Une étape supplémentaire vers l’indépendance

Après trente ans de domination du parti social-démocrate (Siumut), les élections de 2009 montrent que le paysage politique est en train de se modifier. En effet, Kuupik Kleist, du parti indépendantiste Inuit Ataqatigiit, plus à gauche que le Siumut, prend alors la tête de l’exécutif. Après une pause de quatre ans, le Siumut réussit à s’imposer à nouveau aux deux élections législatives suivantes, en 2013 et 2014.

L’événement le plus marquant de l’année 2009 est sans conteste l’accession du Groenland à l’autonomie élargie (selvstyre), étape supplémentaire sur la voie de l’indépendance. Élaboré de 2004 à 2008 par une commission dano-groenlandaise présidée par Jonathan Motzfeldt, Premier ministre du Groenland de 1979 à 1991 et de 1997 à 2002, et chef de file du mouvement qui avait abouti en 1979 à l’instauration de l’autonomie interne, le texte du projet de loi fut soumis à un référendum consultatif le 25 novembre 2008 et approuvé par 75,54 p. 100 des votants, avec un taux de participation de 71,96 p. 100, exceptionnellement élevé pour le Groenland. Il entra en vigueur le 21 juin 2009, le jour du trentième anniversaire de la proclamation de l’autonomie interne (hjemmestyre).

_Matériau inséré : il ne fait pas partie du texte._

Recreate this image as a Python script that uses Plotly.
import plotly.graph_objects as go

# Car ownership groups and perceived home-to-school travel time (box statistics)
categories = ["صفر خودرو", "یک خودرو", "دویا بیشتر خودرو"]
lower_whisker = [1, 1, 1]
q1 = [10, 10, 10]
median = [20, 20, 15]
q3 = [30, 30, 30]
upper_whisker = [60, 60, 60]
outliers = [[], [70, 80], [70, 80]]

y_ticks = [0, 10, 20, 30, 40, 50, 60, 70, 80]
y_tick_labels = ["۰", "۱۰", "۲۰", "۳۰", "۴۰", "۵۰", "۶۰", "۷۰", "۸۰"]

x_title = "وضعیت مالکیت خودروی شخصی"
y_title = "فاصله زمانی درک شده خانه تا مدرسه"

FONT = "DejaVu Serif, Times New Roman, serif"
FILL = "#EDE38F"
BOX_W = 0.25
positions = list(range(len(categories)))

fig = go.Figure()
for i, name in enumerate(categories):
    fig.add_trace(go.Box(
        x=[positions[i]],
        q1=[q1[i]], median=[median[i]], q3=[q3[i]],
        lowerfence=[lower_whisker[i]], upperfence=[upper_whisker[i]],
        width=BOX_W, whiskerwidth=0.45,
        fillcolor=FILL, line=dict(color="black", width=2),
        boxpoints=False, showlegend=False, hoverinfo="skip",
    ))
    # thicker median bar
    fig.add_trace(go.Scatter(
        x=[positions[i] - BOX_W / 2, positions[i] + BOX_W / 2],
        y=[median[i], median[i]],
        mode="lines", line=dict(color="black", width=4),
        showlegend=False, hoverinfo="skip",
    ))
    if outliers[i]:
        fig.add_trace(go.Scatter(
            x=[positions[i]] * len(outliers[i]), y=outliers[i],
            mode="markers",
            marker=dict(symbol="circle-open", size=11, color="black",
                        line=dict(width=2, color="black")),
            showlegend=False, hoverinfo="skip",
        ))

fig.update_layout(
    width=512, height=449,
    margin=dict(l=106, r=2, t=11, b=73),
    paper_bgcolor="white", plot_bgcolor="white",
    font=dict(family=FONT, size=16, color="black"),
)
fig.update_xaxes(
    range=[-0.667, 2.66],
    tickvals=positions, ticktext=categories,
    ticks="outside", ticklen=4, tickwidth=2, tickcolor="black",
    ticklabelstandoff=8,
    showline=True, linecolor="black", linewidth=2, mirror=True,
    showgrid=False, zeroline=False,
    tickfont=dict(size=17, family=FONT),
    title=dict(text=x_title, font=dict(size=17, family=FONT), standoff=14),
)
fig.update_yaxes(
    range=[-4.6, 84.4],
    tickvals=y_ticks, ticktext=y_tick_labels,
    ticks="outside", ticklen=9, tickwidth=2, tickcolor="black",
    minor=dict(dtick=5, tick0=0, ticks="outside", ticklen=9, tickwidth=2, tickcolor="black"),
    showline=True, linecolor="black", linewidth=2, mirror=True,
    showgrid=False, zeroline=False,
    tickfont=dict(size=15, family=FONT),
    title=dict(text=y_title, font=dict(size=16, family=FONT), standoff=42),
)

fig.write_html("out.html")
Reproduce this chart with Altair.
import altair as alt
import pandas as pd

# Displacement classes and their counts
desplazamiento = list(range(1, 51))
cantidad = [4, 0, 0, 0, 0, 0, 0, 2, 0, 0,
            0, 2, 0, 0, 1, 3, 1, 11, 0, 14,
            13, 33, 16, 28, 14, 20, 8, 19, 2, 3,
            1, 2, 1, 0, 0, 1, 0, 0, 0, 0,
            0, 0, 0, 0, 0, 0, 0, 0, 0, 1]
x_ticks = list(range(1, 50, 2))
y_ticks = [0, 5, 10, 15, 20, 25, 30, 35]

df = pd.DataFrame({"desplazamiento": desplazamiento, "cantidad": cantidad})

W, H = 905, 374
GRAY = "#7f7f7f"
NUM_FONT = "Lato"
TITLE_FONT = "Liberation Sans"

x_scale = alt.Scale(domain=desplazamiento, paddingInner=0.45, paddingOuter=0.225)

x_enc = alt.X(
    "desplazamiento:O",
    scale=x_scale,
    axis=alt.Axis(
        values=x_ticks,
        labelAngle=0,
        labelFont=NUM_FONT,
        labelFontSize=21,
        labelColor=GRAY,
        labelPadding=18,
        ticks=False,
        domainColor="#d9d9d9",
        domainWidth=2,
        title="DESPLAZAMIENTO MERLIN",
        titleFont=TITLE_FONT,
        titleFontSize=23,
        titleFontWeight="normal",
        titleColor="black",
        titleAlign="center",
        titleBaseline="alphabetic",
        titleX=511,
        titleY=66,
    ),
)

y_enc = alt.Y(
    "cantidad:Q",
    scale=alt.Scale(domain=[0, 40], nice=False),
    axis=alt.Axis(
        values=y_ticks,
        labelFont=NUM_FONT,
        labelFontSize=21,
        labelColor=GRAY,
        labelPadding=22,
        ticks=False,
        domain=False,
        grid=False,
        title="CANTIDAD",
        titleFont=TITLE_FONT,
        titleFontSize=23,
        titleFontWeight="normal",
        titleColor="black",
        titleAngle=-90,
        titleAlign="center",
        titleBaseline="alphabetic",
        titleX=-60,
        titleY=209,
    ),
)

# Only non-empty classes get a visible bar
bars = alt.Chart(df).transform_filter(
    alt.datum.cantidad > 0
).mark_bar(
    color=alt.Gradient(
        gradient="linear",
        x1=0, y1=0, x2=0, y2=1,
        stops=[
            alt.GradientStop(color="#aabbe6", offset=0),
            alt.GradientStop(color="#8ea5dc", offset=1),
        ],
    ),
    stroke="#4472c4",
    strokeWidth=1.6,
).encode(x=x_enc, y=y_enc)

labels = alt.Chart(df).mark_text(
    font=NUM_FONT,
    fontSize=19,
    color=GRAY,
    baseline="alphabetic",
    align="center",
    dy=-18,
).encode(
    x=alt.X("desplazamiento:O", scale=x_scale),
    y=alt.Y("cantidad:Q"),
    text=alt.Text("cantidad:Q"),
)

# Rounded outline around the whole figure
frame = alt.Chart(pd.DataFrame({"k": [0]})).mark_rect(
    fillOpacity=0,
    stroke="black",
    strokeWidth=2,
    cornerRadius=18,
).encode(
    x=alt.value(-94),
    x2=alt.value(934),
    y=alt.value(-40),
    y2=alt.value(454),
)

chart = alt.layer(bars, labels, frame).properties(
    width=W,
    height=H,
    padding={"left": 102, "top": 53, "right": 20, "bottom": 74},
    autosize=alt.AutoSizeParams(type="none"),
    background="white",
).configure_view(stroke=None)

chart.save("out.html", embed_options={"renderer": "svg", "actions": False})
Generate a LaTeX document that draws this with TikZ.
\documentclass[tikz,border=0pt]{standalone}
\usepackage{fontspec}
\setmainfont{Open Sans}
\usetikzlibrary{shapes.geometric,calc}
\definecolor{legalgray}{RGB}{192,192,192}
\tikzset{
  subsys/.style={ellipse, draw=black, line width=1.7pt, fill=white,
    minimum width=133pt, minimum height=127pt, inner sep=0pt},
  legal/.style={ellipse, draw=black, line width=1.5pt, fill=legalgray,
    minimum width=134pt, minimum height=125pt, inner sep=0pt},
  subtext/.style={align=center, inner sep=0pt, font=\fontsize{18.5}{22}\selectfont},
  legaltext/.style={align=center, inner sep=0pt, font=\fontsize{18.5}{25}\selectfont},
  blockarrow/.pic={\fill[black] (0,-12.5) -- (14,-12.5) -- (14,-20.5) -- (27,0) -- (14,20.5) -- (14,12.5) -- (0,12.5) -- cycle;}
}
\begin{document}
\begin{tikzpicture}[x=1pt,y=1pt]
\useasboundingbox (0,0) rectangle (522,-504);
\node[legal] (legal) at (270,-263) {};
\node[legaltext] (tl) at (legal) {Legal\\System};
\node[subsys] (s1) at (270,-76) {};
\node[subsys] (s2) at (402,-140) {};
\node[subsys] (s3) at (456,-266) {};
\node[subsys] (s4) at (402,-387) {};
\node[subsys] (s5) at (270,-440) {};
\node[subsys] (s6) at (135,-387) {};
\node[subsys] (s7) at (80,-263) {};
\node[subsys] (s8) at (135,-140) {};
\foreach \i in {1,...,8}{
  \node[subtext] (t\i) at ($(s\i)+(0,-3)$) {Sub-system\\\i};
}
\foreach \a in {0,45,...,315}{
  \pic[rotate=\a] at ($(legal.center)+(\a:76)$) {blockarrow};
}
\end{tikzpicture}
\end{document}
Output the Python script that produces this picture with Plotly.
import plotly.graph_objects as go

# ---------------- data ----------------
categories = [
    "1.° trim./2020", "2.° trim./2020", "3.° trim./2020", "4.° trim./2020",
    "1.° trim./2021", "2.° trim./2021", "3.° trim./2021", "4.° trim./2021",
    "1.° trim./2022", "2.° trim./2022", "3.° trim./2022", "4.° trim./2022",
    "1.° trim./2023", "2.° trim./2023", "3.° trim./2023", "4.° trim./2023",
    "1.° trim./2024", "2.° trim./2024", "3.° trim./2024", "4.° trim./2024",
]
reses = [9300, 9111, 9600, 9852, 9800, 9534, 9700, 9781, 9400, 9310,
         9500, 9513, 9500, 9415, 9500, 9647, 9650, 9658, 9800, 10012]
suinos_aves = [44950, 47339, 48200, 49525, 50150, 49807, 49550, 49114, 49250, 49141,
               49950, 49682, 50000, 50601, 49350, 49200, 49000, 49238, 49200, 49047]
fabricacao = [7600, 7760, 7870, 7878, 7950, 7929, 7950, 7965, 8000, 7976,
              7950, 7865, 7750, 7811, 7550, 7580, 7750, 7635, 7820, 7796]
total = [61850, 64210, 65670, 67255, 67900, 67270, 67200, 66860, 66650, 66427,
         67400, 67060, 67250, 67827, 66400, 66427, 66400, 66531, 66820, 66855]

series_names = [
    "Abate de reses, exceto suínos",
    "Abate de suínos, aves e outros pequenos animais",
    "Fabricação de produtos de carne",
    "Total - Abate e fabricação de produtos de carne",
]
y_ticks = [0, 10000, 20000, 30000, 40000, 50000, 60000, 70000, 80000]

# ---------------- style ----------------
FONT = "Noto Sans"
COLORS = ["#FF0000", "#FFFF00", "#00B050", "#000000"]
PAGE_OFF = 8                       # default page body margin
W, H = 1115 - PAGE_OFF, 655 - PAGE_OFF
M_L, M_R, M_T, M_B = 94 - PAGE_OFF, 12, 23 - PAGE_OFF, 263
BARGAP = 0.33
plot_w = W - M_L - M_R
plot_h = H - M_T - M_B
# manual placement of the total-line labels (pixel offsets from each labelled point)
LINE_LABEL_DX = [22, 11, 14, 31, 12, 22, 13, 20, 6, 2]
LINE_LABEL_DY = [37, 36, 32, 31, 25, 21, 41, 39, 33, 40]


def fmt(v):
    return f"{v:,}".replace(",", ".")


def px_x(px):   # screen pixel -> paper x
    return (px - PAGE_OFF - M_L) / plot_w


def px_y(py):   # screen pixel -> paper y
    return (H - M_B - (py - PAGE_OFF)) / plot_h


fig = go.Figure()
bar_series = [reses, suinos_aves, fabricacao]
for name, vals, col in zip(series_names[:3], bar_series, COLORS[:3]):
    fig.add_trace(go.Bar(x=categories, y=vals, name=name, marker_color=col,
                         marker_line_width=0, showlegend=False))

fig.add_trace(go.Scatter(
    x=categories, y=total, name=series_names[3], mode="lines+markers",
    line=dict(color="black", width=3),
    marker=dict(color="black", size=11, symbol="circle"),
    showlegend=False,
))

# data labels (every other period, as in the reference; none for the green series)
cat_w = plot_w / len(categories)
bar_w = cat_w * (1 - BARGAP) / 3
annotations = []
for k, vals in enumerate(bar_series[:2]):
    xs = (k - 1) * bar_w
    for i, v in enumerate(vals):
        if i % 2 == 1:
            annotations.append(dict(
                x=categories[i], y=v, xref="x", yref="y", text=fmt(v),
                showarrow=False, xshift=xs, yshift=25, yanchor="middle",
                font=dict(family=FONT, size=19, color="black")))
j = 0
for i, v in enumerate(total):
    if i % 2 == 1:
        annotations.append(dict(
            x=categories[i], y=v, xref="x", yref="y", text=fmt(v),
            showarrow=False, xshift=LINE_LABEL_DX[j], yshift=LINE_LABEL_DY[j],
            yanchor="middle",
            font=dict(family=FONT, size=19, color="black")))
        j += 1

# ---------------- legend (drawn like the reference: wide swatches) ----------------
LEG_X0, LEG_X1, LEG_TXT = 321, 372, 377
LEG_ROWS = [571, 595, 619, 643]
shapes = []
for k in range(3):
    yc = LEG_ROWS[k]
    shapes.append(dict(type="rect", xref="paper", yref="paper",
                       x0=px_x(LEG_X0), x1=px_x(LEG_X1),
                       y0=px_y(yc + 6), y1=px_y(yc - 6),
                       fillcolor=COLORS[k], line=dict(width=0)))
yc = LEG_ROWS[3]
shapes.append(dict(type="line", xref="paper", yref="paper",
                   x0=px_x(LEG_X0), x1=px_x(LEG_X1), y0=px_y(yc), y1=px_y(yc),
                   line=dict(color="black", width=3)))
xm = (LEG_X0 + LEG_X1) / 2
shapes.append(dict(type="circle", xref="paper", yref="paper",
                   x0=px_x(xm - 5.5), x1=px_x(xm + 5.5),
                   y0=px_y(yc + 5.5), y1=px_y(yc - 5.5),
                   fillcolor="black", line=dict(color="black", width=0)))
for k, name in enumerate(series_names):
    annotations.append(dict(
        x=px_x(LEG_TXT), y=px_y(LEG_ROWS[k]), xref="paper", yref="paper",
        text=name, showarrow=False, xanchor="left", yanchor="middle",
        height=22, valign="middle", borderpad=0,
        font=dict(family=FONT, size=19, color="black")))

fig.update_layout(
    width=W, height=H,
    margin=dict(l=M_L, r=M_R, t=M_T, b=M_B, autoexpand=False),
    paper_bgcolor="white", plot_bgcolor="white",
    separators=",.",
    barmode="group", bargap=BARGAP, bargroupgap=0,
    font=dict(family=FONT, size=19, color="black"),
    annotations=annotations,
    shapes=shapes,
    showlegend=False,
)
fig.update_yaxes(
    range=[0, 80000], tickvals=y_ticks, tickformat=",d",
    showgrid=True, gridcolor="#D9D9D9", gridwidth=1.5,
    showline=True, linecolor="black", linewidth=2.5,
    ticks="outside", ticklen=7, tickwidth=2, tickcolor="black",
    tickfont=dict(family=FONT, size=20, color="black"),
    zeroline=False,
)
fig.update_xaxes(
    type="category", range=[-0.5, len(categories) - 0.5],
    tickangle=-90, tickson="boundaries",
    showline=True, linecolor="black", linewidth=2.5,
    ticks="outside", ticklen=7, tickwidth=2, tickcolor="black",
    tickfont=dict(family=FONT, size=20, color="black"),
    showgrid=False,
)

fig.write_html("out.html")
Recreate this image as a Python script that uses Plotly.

S’agissant de la gestion des ressources naturelles, point capital du texte, il est stipulé que les revenus de ces activités reviendront au gouvernement groenlandais, propriétaire du sous-sol, mais qu’au-delà d’un seuil fixe de 75 millions de couronnes, la moitié de ceux-ci seront déduits de la dotation annuelle (bloktilskud), fixée à 3,4 milliards de couronnes indexés sur les prix et les salaires danois, soit à peu près un quart du P.N.B. groenlandais. Si ce mécanisme ramène la dotation versée par l’État danois au niveau zéro, des négociations seront alors engagées pour définir un nouveau type de relations économiques entre les deux pays, ainsi que le mode de répartition de ces revenus spécifiques.

La langue groenlandaise est désignée comme langue officielle du pays, et un pas supplémentaire est également franchi dans le domaine de la politique étrangère, puisque le gouvernement territorial a désormais la possibilité de participer aux discussions le concernant, de négocier et de conclure lui-même des accords internationaux, à condition qu’il respecte les intérêts du royaume dans son ensemble (rigsfællesskabet) et qu’il obtienne l’accord du gouvernement danois. Le Groenland n’est donc pas un État souverain. Sa politique étrangère et de sécurité dépend toujours dans une large mesure du Danemark.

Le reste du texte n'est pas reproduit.